### Goal
Make an exact copy of the records, with the pictures left out.

### Items
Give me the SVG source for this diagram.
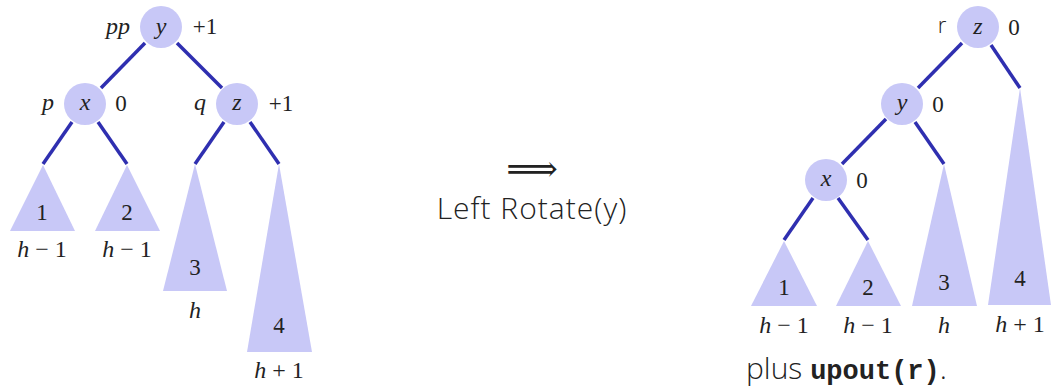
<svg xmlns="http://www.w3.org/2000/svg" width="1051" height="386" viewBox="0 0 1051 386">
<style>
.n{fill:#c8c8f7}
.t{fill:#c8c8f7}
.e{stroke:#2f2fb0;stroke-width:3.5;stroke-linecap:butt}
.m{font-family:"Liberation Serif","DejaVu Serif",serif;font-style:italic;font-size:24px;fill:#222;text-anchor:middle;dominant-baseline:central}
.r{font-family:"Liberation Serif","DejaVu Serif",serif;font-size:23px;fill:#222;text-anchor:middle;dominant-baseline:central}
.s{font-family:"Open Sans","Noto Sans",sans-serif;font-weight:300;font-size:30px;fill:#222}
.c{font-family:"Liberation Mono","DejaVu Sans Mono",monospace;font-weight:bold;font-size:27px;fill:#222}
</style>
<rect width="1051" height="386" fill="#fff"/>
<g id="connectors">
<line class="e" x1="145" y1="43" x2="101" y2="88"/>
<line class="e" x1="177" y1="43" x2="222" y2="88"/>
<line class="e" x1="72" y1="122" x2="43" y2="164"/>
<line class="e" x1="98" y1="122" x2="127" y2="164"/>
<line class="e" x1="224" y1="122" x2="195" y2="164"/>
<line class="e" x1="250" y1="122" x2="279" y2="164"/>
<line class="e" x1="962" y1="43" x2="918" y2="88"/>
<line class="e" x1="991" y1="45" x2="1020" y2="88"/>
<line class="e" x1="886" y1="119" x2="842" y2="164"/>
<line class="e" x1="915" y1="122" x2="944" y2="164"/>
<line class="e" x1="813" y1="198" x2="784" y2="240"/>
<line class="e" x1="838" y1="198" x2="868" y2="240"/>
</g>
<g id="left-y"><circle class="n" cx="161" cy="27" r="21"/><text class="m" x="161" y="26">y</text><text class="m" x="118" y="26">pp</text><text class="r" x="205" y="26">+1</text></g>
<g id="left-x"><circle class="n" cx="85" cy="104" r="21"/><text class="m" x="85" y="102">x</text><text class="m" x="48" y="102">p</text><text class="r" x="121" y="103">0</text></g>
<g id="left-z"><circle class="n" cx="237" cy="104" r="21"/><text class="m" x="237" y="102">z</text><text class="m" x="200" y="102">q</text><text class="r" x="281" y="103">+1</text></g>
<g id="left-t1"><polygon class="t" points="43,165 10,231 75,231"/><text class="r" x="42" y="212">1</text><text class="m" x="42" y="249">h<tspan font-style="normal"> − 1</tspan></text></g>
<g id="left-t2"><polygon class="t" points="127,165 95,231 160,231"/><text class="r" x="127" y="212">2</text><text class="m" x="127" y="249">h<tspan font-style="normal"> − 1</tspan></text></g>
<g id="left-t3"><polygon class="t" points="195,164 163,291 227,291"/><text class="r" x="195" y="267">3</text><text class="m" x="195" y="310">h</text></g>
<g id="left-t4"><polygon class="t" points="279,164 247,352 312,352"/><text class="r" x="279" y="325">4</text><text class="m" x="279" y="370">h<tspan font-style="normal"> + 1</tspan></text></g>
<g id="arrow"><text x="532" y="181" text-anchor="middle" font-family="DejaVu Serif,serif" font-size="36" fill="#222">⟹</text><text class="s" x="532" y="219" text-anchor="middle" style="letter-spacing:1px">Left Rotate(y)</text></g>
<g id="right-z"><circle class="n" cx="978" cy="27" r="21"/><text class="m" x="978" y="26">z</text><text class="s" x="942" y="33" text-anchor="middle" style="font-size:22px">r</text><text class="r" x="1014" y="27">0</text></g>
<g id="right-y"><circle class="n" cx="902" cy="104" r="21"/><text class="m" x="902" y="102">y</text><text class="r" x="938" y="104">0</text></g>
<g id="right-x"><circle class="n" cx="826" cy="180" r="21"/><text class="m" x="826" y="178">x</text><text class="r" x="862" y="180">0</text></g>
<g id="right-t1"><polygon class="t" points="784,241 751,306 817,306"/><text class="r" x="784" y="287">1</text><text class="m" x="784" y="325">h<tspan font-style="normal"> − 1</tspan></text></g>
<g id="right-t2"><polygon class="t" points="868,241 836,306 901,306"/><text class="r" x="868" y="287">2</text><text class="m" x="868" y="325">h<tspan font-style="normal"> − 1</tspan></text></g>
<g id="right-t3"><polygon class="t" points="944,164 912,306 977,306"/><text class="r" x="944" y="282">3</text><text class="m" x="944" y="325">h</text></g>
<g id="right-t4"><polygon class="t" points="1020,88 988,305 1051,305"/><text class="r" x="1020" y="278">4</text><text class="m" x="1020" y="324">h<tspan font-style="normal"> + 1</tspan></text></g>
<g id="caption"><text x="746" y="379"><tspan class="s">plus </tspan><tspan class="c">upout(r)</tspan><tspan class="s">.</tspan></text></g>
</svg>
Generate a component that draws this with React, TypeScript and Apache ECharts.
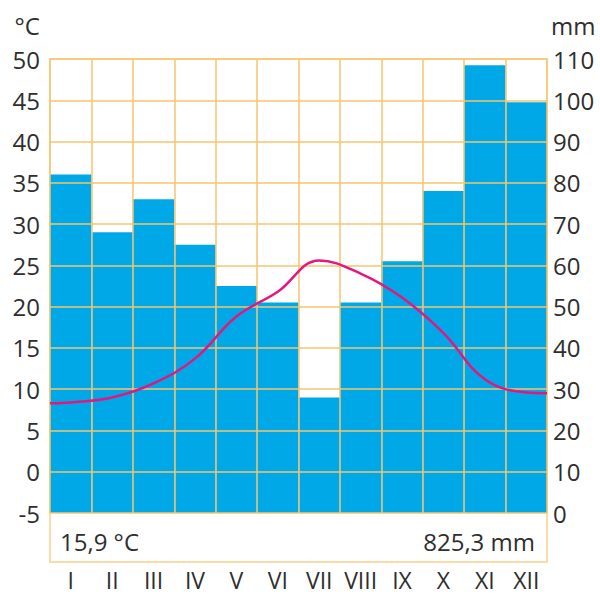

### Response below
Give me the SVG source for this diagram.
<svg xmlns="http://www.w3.org/2000/svg" width="1051" height="386" viewBox="0 0 1051 386">
<style>
.n{fill:#c8c8f7}
.t{fill:#c8c8f7}
.e{stroke:#2f2fb0;stroke-width:3.5;stroke-linecap:butt}
.m{font-family:"Liberation Serif","DejaVu Serif",serif;font-style:italic;font-size:24px;fill:#222;text-anchor:middle;dominant-baseline:central}
.r{font-family:"Liberation Serif","DejaVu Serif",serif;font-size:23px;fill:#222;text-anchor:middle;dominant-baseline:central}
.s{font-family:"Open Sans","Noto Sans",sans-serif;font-weight:300;font-size:30px;fill:#222}
.c{font-family:"Liberation Mono","DejaVu Sans Mono",monospace;font-weight:bold;font-size:27px;fill:#222}
</style>
<rect width="1051" height="386" fill="#fff"/>
<g id="connectors">
<line class="e" x1="145" y1="43" x2="101" y2="88"/>
<line class="e" x1="177" y1="43" x2="222" y2="88"/>
<line class="e" x1="72" y1="122" x2="43" y2="164"/>
<line class="e" x1="98" y1="122" x2="127" y2="164"/>
<line class="e" x1="224" y1="122" x2="195" y2="164"/>
<line class="e" x1="250" y1="122" x2="279" y2="164"/>
<line class="e" x1="962" y1="43" x2="918" y2="88"/>
<line class="e" x1="991" y1="45" x2="1020" y2="88"/>
<line class="e" x1="886" y1="119" x2="842" y2="164"/>
<line class="e" x1="915" y1="122" x2="944" y2="164"/>
<line class="e" x1="813" y1="198" x2="784" y2="240"/>
<line class="e" x1="838" y1="198" x2="868" y2="240"/>
</g>
<g id="left-y"><circle class="n" cx="161" cy="27" r="21"/><text class="m" x="161" y="26">y</text><text class="m" x="118" y="26">pp</text><text class="r" x="205" y="26">+1</text></g>
<g id="left-x"><circle class="n" cx="85" cy="104" r="21"/><text class="m" x="85" y="102">x</text><text class="m" x="48" y="102">p</text><text class="r" x="121" y="103">0</text></g>
<g id="left-z"><circle class="n" cx="237" cy="104" r="21"/><text class="m" x="237" y="102">z</text><text class="m" x="200" y="102">q</text><text class="r" x="281" y="103">+1</text></g>
<g id="left-t1"><polygon class="t" points="43,165 10,231 75,231"/><text class="r" x="42" y="212">1</text><text class="m" x="42" y="249">h<tspan font-style="normal"> − 1</tspan></text></g>
<g id="left-t2"><polygon class="t" points="127,165 95,231 160,231"/><text class="r" x="127" y="212">2</text><text class="m" x="127" y="249">h<tspan font-style="normal"> − 1</tspan></text></g>
<g id="left-t3"><polygon class="t" points="195,164 163,291 227,291"/><text class="r" x="195" y="267">3</text><text class="m" x="195" y="310">h</text></g>
<g id="left-t4"><polygon class="t" points="279,164 247,352 312,352"/><text class="r" x="279" y="325">4</text><text class="m" x="279" y="370">h<tspan font-style="normal"> + 1</tspan></text></g>
<g id="arrow"><text x="532" y="181" text-anchor="middle" font-family="DejaVu Serif,serif" font-size="36" fill="#222">⟹</text><text class="s" x="532" y="219" text-anchor="middle" style="letter-spacing:1px">Left Rotate(y)</text></g>
<g id="right-z"><circle class="n" cx="978" cy="27" r="21"/><text class="m" x="978" y="26">z</text><text class="s" x="942" y="33" text-anchor="middle" style="font-size:22px">r</text><text class="r" x="1014" y="27">0</text></g>
<g id="right-y"><circle class="n" cx="902" cy="104" r="21"/><text class="m" x="902" y="102">y</text><text class="r" x="938" y="104">0</text></g>
<g id="right-x"><circle class="n" cx="826" cy="180" r="21"/><text class="m" x="826" y="178">x</text><text class="r" x="862" y="180">0</text></g>
<g id="right-t1"><polygon class="t" points="784,241 751,306 817,306"/><text class="r" x="784" y="287">1</text><text class="m" x="784" y="325">h<tspan font-style="normal"> − 1</tspan></text></g>
<g id="right-t2"><polygon class="t" points="868,241 836,306 901,306"/><text class="r" x="868" y="287">2</text><text class="m" x="868" y="325">h<tspan font-style="normal"> − 1</tspan></text></g>
<g id="right-t3"><polygon class="t" points="944,164 912,306 977,306"/><text class="r" x="944" y="282">3</text><text class="m" x="944" y="325">h</text></g>
<g id="right-t4"><polygon class="t" points="1020,88 988,305 1051,305"/><text class="r" x="1020" y="278">4</text><text class="m" x="1020" y="324">h<tspan font-style="normal"> + 1</tspan></text></g>
<g id="caption"><text x="746" y="379"><tspan class="s">plus </tspan><tspan class="c">upout(r)</tspan><tspan class="s">.</tspan></text></g>
</svg>
Generate a component that draws this with React, TypeScript and Apache ECharts.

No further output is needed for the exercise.